I just got back from the Justice center, downtown. It was raining forty degrees. There was no parking available except under a bridge, by the tracks, near the water, down a huge hill, four blocks away from my final destination.
To make a long story short, I was treated like a criminal. I was disrespected, snapped at, and mocked. I recognized this was happening, and I just let it happen. I wanted to feel it, and imagine what it would be like to be treated that way everyday of my life.
I was dressed casual; jeans, black jacket, no jewelry, my hair was clean but not styled, and I didn’t carry a purse. By design I chose to appear plain. The first person to disrespect me was the white sixty-plus year old male security guard. I remembered him from a different day. He asked where I needed to go and he knowingly sent me to the wrong floor. Not only was it the wrong floor, but it was the wrong building.
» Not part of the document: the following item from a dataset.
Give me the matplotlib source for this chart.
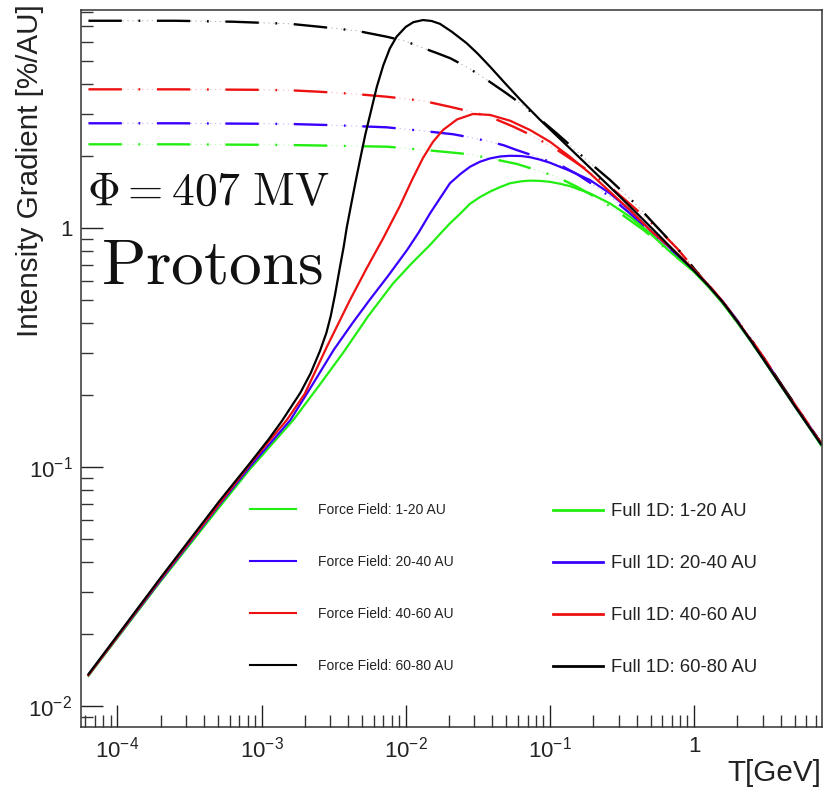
import numpy as np
import matplotlib
matplotlib.use("Agg")
import matplotlib.pyplot as plt
from matplotlib.lines import Line2D
from matplotlib.ticker import FuncFormatter, NullFormatter, LogLocator

plt.rcParams['font.family'] = ['Liberation Sans', 'DejaVu Sans']
plt.rcParams['lines.scale_dashes'] = False

# ---------------- data (log10 of T [GeV] and log10 of gradient [%/AU]) ----------------
ff_green_logT = [-4.2, -3.6, -3.0, -2.8, -2.5, -2.13, -1.88, -1.67, -1.554, -1.415, -1.23, -1.092, -0.953, -0.814, -0.65, -0.5, -0.35, -0.2, 0.0, 0.1, 0.2, 0.3, 0.4, 0.5, 0.6, 0.7, 0.8, 0.88]
ff_green_logY = [0.349, 0.349, 0.347, 0.346, 0.343, 0.339, 0.326, 0.314, 0.307, 0.29, 0.267, 0.241, 0.213, 0.172, 0.116, 0.055, -0.01, -0.085, -0.182, -0.246, -0.316, -0.395, -0.48, -0.568, -0.658, -0.748, -0.835, -0.905]

ff_blue_logT = [-4.2, -3.6, -3.0, -2.8, -2.5, -2.13, -1.88, -1.67, -1.554, -1.415, -1.32, -1.23, -1.092, -0.907, -0.814, -0.70, -0.584, -0.445, -0.3, -0.15, 0.0, 0.1, 0.2, 0.3, 0.4, 0.5, 0.6, 0.7, 0.8, 0.88]
ff_blue_logY = [0.437, 0.437, 0.435, 0.434, 0.429, 0.42, 0.405, 0.391, 0.378, 0.36, 0.345, 0.325, 0.297, 0.255, 0.225, 0.18, 0.13, 0.06, -0.02, -0.1, -0.176, -0.24, -0.31, -0.388, -0.472, -0.56, -0.652, -0.742, -0.83, -0.9]

ff_red_logT = [-4.2, -3.6, -3.0, -2.8, -2.6, -2.34, -2.13, -1.88, -1.693, -1.55, -1.415, -1.254, -1.16, -1.069, -0.96, -0.861, -0.723, -0.584, -0.398, -0.259, -0.12, 0.0, 0.1, 0.2, 0.3, 0.4, 0.5, 0.6, 0.7, 0.8, 0.88]
ff_red_logY = [0.579, 0.579, 0.577, 0.575, 0.569, 0.559, 0.548, 0.531, 0.506, 0.486, 0.464, 0.423, 0.396, 0.367, 0.33, 0.29, 0.234, 0.172, 0.075, 0.0, -0.085, -0.17, -0.238, -0.31, -0.388, -0.47, -0.558, -0.65, -0.74, -0.828, -0.898]

ff_black_logT = [-4.2, -3.6, -3.2, -2.8, -2.6, -2.34, -2.13, -2.0, -1.88, -1.78, -1.69, -1.56, -1.44, -1.3, -1.2, -1.1, -0.953, -0.85, -0.745, -0.583, -0.398, -0.259, -0.086, 0.04, 0.12, 0.2, 0.32, 0.41, 0.5, 0.6, 0.7, 0.8, 0.88]
ff_black_logY = [0.866, 0.866, 0.862, 0.853, 0.841, 0.824, 0.799, 0.78, 0.752, 0.73, 0.709, 0.667, 0.62, 0.562, 0.518, 0.47, 0.395, 0.34, 0.283, 0.2, 0.095, 0.004, -0.107, -0.2, -0.258, -0.318, -0.41, -0.482, -0.56, -0.65, -0.74, -0.83, -0.9]

full_green_logT = [-4.2, -3.7, -3.3, -3.08, -2.78, -2.6, -2.43, -2.26, -2.09, -1.96, -1.831, -1.76, -1.693, -1.62, -1.554, -1.485, -1.415, -1.345, -1.277, -1.2, -1.138, -1.07, -1.0, -0.93, -0.861, -0.723, -0.584, -0.445, -0.306, -0.167, 0.0, 0.1, 0.2, 0.3, 0.4, 0.5, 0.6, 0.7, 0.8, 0.88]
full_green_logY = [-1.875, -1.48, -1.175, -1.01, -0.805, -0.66, -0.52, -0.37, -0.235, -0.15, -0.072, -0.025, 0.018, 0.06, 0.1, 0.128, 0.151, 0.17, 0.186, 0.194, 0.197, 0.196, 0.192, 0.184, 0.174, 0.144, 0.102, 0.046, -0.023, -0.1, -0.185, -0.248, -0.318, -0.397, -0.482, -0.57, -0.66, -0.75, -0.838, -0.91]

full_blue_logT = [-4.2, -3.7, -3.3, -3.08, -2.80, -2.65, -2.50, -2.37, -2.25, -2.12, -1.99, -1.91, -1.831, -1.76, -1.693, -1.62, -1.554, -1.485, -1.415, -1.345, -1.277, -1.2, -1.138, -1.07, -1.0, -0.861, -0.723, -0.584, -0.445, -0.306, -0.167, 0.0, 0.1, 0.2, 0.3, 0.4, 0.5, 0.6, 0.7, 0.8, 0.88]
full_blue_logY = [-1.872, -1.475, -1.165, -1.0, -0.805, -0.66, -0.512, -0.40, -0.302, -0.20, -0.093, -0.02, 0.06, 0.125, 0.186, 0.225, 0.255, 0.276, 0.29, 0.298, 0.301, 0.3, 0.295, 0.285, 0.272, 0.238, 0.2, 0.144, 0.074, -0.01, -0.085, -0.178, -0.242, -0.312, -0.392, -0.478, -0.567, -0.657, -0.747, -0.835, -0.905]

full_red_logT = [-4.2, -3.7, -3.3, -3.08, -2.95, -2.825, -2.7, -2.548, -2.386, -2.27, -2.155, -2.04, -1.956, -1.88, -1.811, -1.741, -1.644, -1.533, -1.415, -1.277, -1.138, -1.0, -0.861, -0.723, -0.584, -0.445, -0.306, -0.15, 0.0, 0.1, 0.2, 0.3, 0.4, 0.5, 0.6, 0.7, 0.8, 0.88]
full_red_logY = [-1.872, -1.47, -1.16, -0.99, -0.895, -0.805, -0.695, -0.50, -0.302, -0.169, -0.043, 0.091, 0.2, 0.292, 0.359, 0.409, 0.453, 0.476, 0.472, 0.448, 0.409, 0.36, 0.297, 0.228, 0.151, 0.074, -0.01, -0.09, -0.175, -0.24, -0.31, -0.39, -0.475, -0.564, -0.655, -0.745, -0.832, -0.9]

full_black_logT = [-4.2, -3.7, -3.3, -3.08, -2.95, -2.86, -2.73, -2.66, -2.594, -2.55, -2.52, -2.49, -2.456, -2.43, -2.409, -2.374, -2.345, -2.317, -2.28, -2.248, -2.2, -2.155, -2.11, -2.062, -2.0, -1.947, -1.88, -1.82, -1.762, -1.68, -1.577, -1.5, -1.415, -1.31, -1.207, -1.069, -0.93, -0.792, -0.653, -0.514, -0.376, -0.237, -0.1, 0.0, 0.1, 0.2, 0.3, 0.4, 0.5, 0.6, 0.7, 0.8, 0.88]
full_black_logY = [-1.868, -1.465, -1.15, -0.985, -0.885, -0.81, -0.69, -0.61, -0.515, -0.44, -0.37, -0.28, -0.165, -0.08, 0.0, 0.11, 0.20, 0.283, 0.39, 0.47, 0.59, 0.68, 0.75, 0.80, 0.84, 0.86, 0.869, 0.865, 0.853, 0.82, 0.772, 0.728, 0.674, 0.604, 0.537, 0.452, 0.372, 0.292, 0.211, 0.13, 0.048, -0.036, -0.12, -0.18, -0.243, -0.312, -0.392, -0.478, -0.567, -0.657, -0.747, -0.835, -0.905]

ff_labels = ["Force Field: 1-20 AU", "Force Field: 20-40 AU", "Force Field: 40-60 AU", "Force Field: 60-80 AU"]
full_labels = ["Full 1D: 1-20 AU", "Full 1D: 20-40 AU", "Full 1D: 40-60 AU", "Full 1D: 60-80 AU"]
colors = ["#22ee11", "#3a00ff", "#ee1111", "#000000"]

ff_series = [(ff_green_logT, ff_green_logY), (ff_blue_logT, ff_blue_logY),
             (ff_red_logT, ff_red_logY), (ff_black_logT, ff_black_logY)]
full_series = [(full_green_logT, full_green_logY), (full_blue_logT, full_blue_logY),
               (full_red_logT, full_red_logY), (full_black_logT, full_black_logY)]

# ---------------- figure ----------------
W, H = 823, 796
fig = plt.figure(figsize=(W / 100, H / 100), dpi=100)
L, R, T, B = 80.7, 821.5, 10.0, 726.7
ax = fig.add_axes([L / W, 1 - B / H, (R - L) / W, (B - T) / H])
ax.set_xscale('log')
ax.set_yscale('log')

for (lt, ly), c in zip(ff_series, colors):
    x = 10 ** np.asarray(lt)
    y = 10 ** np.asarray(ly)
    ax.plot(x, y, color=c, lw=0.6, ls=(0, (1, 2.5)), alpha=0.35)
    ax.plot(x, y, color=c, lw=1.7, ls=(0, (24, 12, 1.3, 12)))

for (lt, ly), c in zip(full_series, colors):
    ax.plot(10 ** np.asarray(lt), 10 ** np.asarray(ly), color=c, lw=1.6,
            solid_joinstyle='round')

ax.set_xlim(10 ** -4.254, 10 ** 0.884)
ax.set_ylim(10 ** -2.088, 10 ** 0.911)

frame_col = '#333333'
for s in ax.spines.values():
    s.set_color(frame_col)
    s.set_linewidth(1.1)

ax.xaxis.set_major_locator(LogLocator(base=10, numticks=20))
ax.xaxis.set_minor_locator(LogLocator(base=10, subs=np.arange(2, 10), numticks=20))
ax.yaxis.set_major_locator(LogLocator(base=10, numticks=20))
ax.yaxis.set_minor_locator(LogLocator(base=10, subs=np.arange(2, 10), numticks=20))


def fmt(v, pos):
    e = int(round(np.log10(v)))
    if e == 0:
        return '1'
    return r'$\mathdefault{10^{%d}}$' % e


ax.xaxis.set_major_formatter(FuncFormatter(fmt))
ax.yaxis.set_major_formatter(FuncFormatter(fmt))
ax.xaxis.set_minor_formatter(NullFormatter())
ax.yaxis.set_minor_formatter(NullFormatter())
ax.tick_params(which='both', direction='in', top=False, right=False, color=frame_col, width=1.0)
ax.tick_params(which='major', length=15.5, labelsize=16, colors='#222222')
ax.tick_params(which='minor', length=8.5)
ax.tick_params(axis='x', which='major', pad=7)
ax.tick_params(axis='y', which='major', pad=6)

fig.text(30 / W, 1 - 4 / H, "Intensity Gradient [%/AU]", rotation=90, ha='center', va='top',
         fontsize=21.3, color='#222222')
fig.text(821 / W, 1 - 759 / H, "T[GeV]", ha='right', va='top', fontsize=21.3, color='#222222')

ax.text(87 / W, 1 - 205 / H, r'$\Phi = 407\ \mathrm{MV}$', transform=fig.transFigure,
        fontsize=32.8, math_fontfamily='cm', ha='left', va='baseline', color='#111111')
ax.text(101 / W, 1 - 283 / H, r'$\mathrm{Protons}$', transform=fig.transFigure,
        fontsize=47, math_fontfamily='cm', ha='left', va='baseline', color='#111111')

# ---------------- legends ----------------
ff_handles = [Line2D([], [], color=c, lw=1.5) for c in colors]
full_handles = [Line2D([], [], color=c, lw=2.0) for c in colors]
leg1 = ax.legend(ff_handles, ff_labels, loc='upper left', bbox_to_anchor=(250 / W, 1 - 503 / H),
                 bbox_transform=fig.transFigure, frameon=False, fontsize=10,
                 handlelength=3.3, handletextpad=1.6, labelspacing=2.74, borderpad=0,
                 borderaxespad=0)
for t in leg1.get_texts():
    t.set_color('#222222')
ax.add_artist(leg1)
leg2 = ax.legend(full_handles, full_labels, loc='upper left', bbox_to_anchor=(553 / W, 1 - 503 / H),
                 bbox_transform=fig.transFigure, frameon=False, fontsize=13.3,
                 handlelength=2.7, handletextpad=0.45, labelspacing=1.9, borderpad=0,
                 borderaxespad=0)
for t in leg2.get_texts():
    t.set_color('#222222')

fig.savefig('out.png', dpi=100)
I hurried in the sideways rain to the correct building. The next dose of disrespect was served up by an overweight pastey white security woman, her age about 30, her I.Q. about 90. She yelled “You! Come back here! Take this outside or it will be confiscated!” I am stunned she’s speaking to me. “Me? Oh,.. oh yeah.” You see, I foolishly forgot about my miniature Swiss pocket knife on my key chain. To make matters worse, I stupidly asked the she-guard if I could get it back on my way out. In response, she yelled at me again.
Finally, I am in the meeting with the attorney and the mediator. I could see they were sharing mocking glances and eye rolls. The attorney appears to be all of 25 years old. She was seriously special in her own eyes. After several more eye-rolls and sideways glances I had reached my limit. This young female attorney, smart and good-looking, with everything going for her, chose to mock me, she chose to be a bitch towards me. She saw me as a lower being not worthy of her common courtesy.
My cell rang. Following my normal professional etiquette and manners I would ignore any call while in a meeting, but in this situation I took the call. Whether I made my point or not doesn’t matter to me.
All I can say is disrespect ruins everything, absolutely everything.
I can’t imagine being treated like that everyday of my life. I understand the rage. It no longer will surprise me when it erupts.
I stashed my little Swiss under a bench outside; it was there when I returned. How it got through the first security check, I don’t know.